I agree.  Nassim Taleb, author of the Black Swan and Fooled by Randomness, educated me on how much luck plays in the success of successful people.  As Taleb says, we always hear about the successful people but never about the just as talented people who aren’t as successful because they just haven’t had their lucky break.  Sometimes it’s as simple as meeting the right person at a party.

But, I will give Ricky something, he does have talent.  He makes me laugh.  I enjoy his humor, acting and writing.  Not to say that others aren’t as deserving, but any dollars Ricky has of mine in his pocket were well earned.

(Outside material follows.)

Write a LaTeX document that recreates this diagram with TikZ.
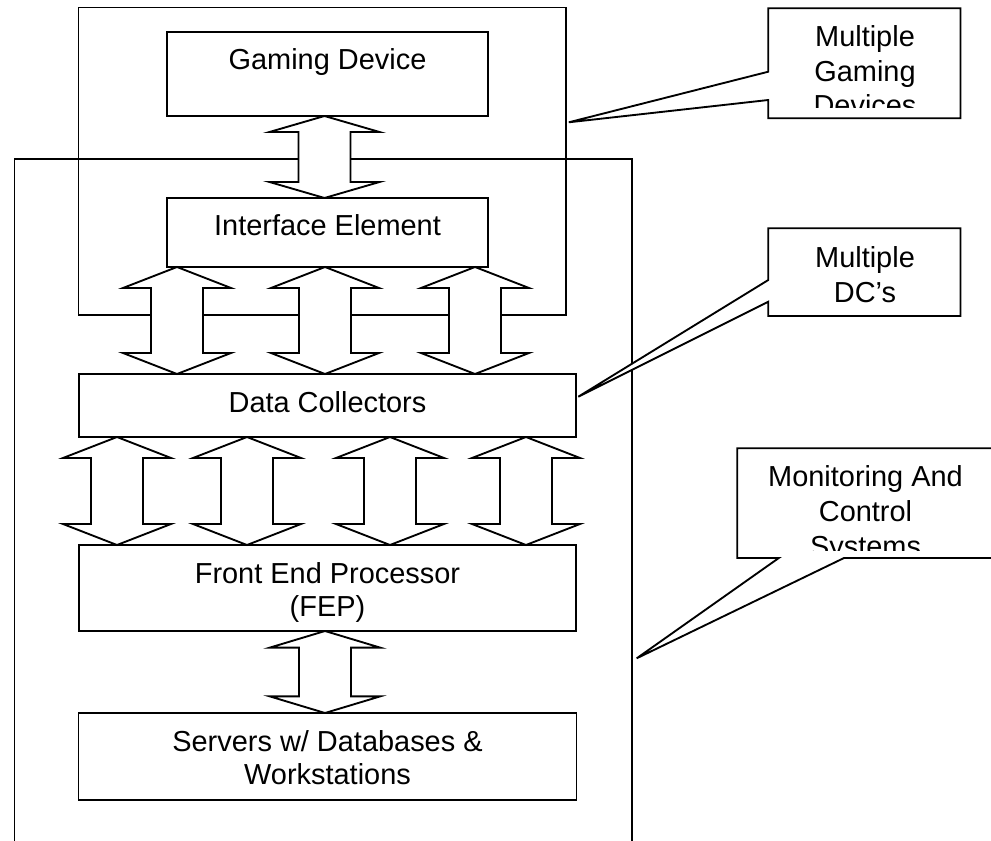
\documentclass[tikz,border=0pt]{standalone}
\usepackage{fontspec}
\setmainfont{Liberation Sans}
\usetikzlibrary{calc}
\newcommand\dbarrow[4]{%
  \draw[blockarrow] let \p1=#1, \p2=#2 in
    (\x1,\y1) -- (\x1+#4,\y1-#3) -- (\x1+19.5pt,\y1-#3) -- (\x1+19.5pt,\y2+#3)
    -- (\x1+#4,\y2+#3) -- (\x1,\y2) -- (\x1-#4,\y2+#3) -- (\x1-19.5pt,\y2+#3)
    -- (\x1-19.5pt,\y1-#3) -- (\x1-#4,\y1-#3) -- cycle;}
\begin{document}
\begin{tikzpicture}[x=0.75pt,y=-0.75pt,
  ln/.style={line width=1.4pt},
  box/.style={draw,ln,fill=white,inner sep=0pt,outer sep=0pt,anchor=north west},
  frame/.style={draw,ln,inner sep=0pt,outer sep=0pt,anchor=north west},
  blockarrow/.style={draw,ln,fill=white,line join=miter},
  callout/.style={draw,ln,fill=white,line join=miter},
  txt/.style={font=\fontsize{21.7}{25}\selectfont,inner sep=0pt,anchor=base,align=center},
  ctxt/.style={font=\fontsize{21.7}{26}\selectfont,inner sep=0pt,anchor=base,align=center}]
\useasboundingbox[fill=white] (0,0) rectangle (991,841);

% containers
\node[frame,minimum width=365.3pt,minimum height=230.6pt] (gdev) at (78.5,7.5) {};
\draw[ln] (14.5,860) -- (14.5,159) -- (632,159) -- (632,860);

% boxes
\node[box,minimum width=240.75pt,minimum height=63pt] (gd) at (167,32) {};
\node[box,minimum width=240.75pt,minimum height=51.75pt] (ie) at (167,198) {};
\node[box,minimum width=372.75pt,minimum height=47.25pt] (dc) at (79,374) {};
\node[box,minimum width=372.75pt,minimum height=64.5pt] (fep) at (79,545) {};
\node[box,minimum width=373.5pt,minimum height=65.25pt] (srv) at (78.5,713) {};

% arrow columns
\coordinate (a0) at (324.5,0);
\coordinate (b1) at (177,0);
\coordinate (b2) at (325,0);
\coordinate (b3) at (475,0);
\coordinate (d1) at (117,0);
\coordinate (d2) at (247,0);
\coordinate (d3) at (390,0);
\coordinate (d4) at (526,0);
\coordinate (e0) at (325,0);

\dbarrow{(gd.south -| a0)}{(ie.north -| a0)}{12pt}{41.25pt}
\dbarrow{(ie.south -| b1)}{(dc.north -| b1)}{15.75pt}{40.5pt}
\dbarrow{(ie.south -| b2)}{(dc.north -| b2)}{15.75pt}{40.5pt}
\dbarrow{(ie.south -| b3)}{(dc.north -| b3)}{15.75pt}{40.5pt}
\dbarrow{(dc.south -| d1)}{(fep.north -| d1)}{15.75pt}{40.5pt}
\dbarrow{(dc.south -| d2)}{(fep.north -| d2)}{15.75pt}{40.5pt}
\dbarrow{(dc.south -| d3)}{(fep.north -| d3)}{15.75pt}{40.5pt}
\dbarrow{(dc.south -| d4)}{(fep.north -| d4)}{15.75pt}{40.5pt}
\dbarrow{(fep.south -| e0)}{(srv.north -| e0)}{12.5pt}{41.5pt}

% box texts (anchor base = baseline of last line)
\node[txt] (gdt) at (327.5,70) {Gaming Device};
\node[txt] (iet) at (327.5,236) {Interface Element};
\node[txt] (dct) at (327.5,412.7) {Data Collectors};
\node[txt] (fept) at (327.5,616.7) {Front End Processor\\(FEP)};
\node[txt] (srvt) at (327.5,784.5) {Servers w/ Databases \&\\Workstations};

% callouts
\coordinate (tip1) at (568.8,122.3);
\coordinate (tip2) at (578.3,396.7);
\coordinate (tip3) at (636.7,658.3);
\draw[callout] (768.3,71.7) -- (768.3,8.3) -- (960.5,8.3) -- (960.5,118.3)
  -- (768.3,118.3) -- (768.3,100) -- (tip1) -- cycle;
\begin{scope}
  \clip (768.3,8.3) rectangle (960.5,108);
  \node[ctxt] (c1t) at (865,115.7) {Multiple\\Gaming\\Devices};
\end{scope}
\draw[callout] (768.3,280) -- (768.3,228.3) -- (960.5,228.3) -- (960.5,316)
  -- (768.3,316) -- (768.3,301.7) -- (tip2) -- cycle;
\node[ctxt] (c2t) at (865,302) {Multiple\\DC’s};
\draw[callout] (737.3,448.3) -- (1000,448.3) -- (1000,558) -- (844,558)
  -- (tip3) -- (778.8,558) -- (737.3,558) -- cycle;
\begin{scope}
  \clip (737.3,448.3) rectangle (991,550);
  \node[ctxt] (c3t) at (865.5,556) {Monitoring And\\Control\\Systems};
\end{scope}
\end{tikzpicture}
\end{document}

Rooney seemed bothered by having more than his share, but comforted by the fact that he doesn’t have as much as others.  He referenced the Forbes 400 list of the richest 400 people as proof.

What bothered me: C’mon guys.  Rather than feel down about being wealthy, celebrate it.  Encourage others.  Tell us how awesome it is that we live in a world where you can follow your dreams, work hard and be rewarded.  Acknowledge, as Ricky did, that there is some luck to it, but one thing is for certain – they wouldn’t have been successful if they hadn’t tried.

And, if you don’t have a dream but can still live a decent, comfortable life as a nurse, engineer, electrician or some other chosen profession, that’s awesome too.  Compared to how people lived a century ago or how people live in other parts of the world (some within a day’s drive for most of us) – we are all rock stars.  That something that we should feel good about it.

We should be asking ourselves why that is.  What are the root causes that allow each of us live better than royalty in the past in exchange for an honest day’s work?  We should want more of that.

They showed an 80s video of Ricky taking a stab at the music business.  Apparently it didn’t work out.  He wasn’t bothered by it.  He seemed to recognize that all things don’t work out, but trying matters.